I’ll break down mine because shoulder season used to drive me crazy too.
Pool is 25x10, average depth just under 5 feet, so right around 13 to 14k gallons. I’m running a 110k BTU heat pump, which is technically a bit oversized for that volume, but in spring and fall our nights drop into the high 50s. I’d rather have it cycle comfortably than run flat out all day.
Location wise, it’s fully outside with nothing within about 3 feet on the discharge side. Early on I had it closer to a fence and you could literally feel it pulling its own cold exhaust back in. Efficiency tanked. Once I moved it and gave it clean airflow, it held temp way better.
Plumbing is simple: pump → cartridge filter → heat pump → chlorinator, with a three way bypass. I use the bypass to fine tune flow because heat pumps like steady, moderate GPM. When heating, I run my variable speed pump around 2300 rpm. That keeps filter pressure stable and gives solid heat transfer without pushing unnecessary head loss.
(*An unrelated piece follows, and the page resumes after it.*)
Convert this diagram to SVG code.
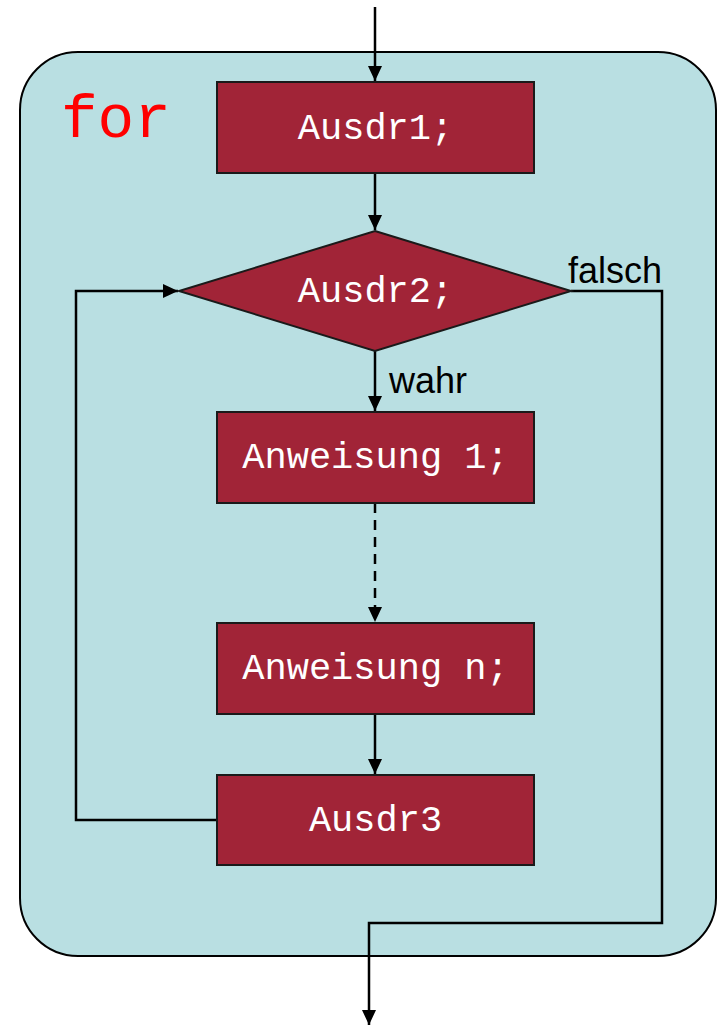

The biggest lesson though was evaporation control. I use a 12 mil clear solar cover and it goes on every night, no excuses. Before that, I was losing 4 degrees overnight in windy shoulder months. With the cover, loss is usually 1 to 2 degrees. That difference is huge. The heater can recover 2 degrees in an afternoon. It struggles to recover 5 without running forever.
I also only heat when ambient air is warmest, usually mid afternoon into early evening. Trying to heat early morning when air temps are low just isn’t efficient for a heat pump.
If you’re struggling to hold temperature, I’d look at three things in order: overnight heat loss, airflow around the unit, and then BTU sizing. A lot of times it’s not that the heater is too small, it’s that the pool is bleeding heat all night.
If you can share pool dimensions, average depth, and your typical daytime and nighttime temps in spring and fall, it’s pretty easy to sanity check whether you need more capacity or just better retention.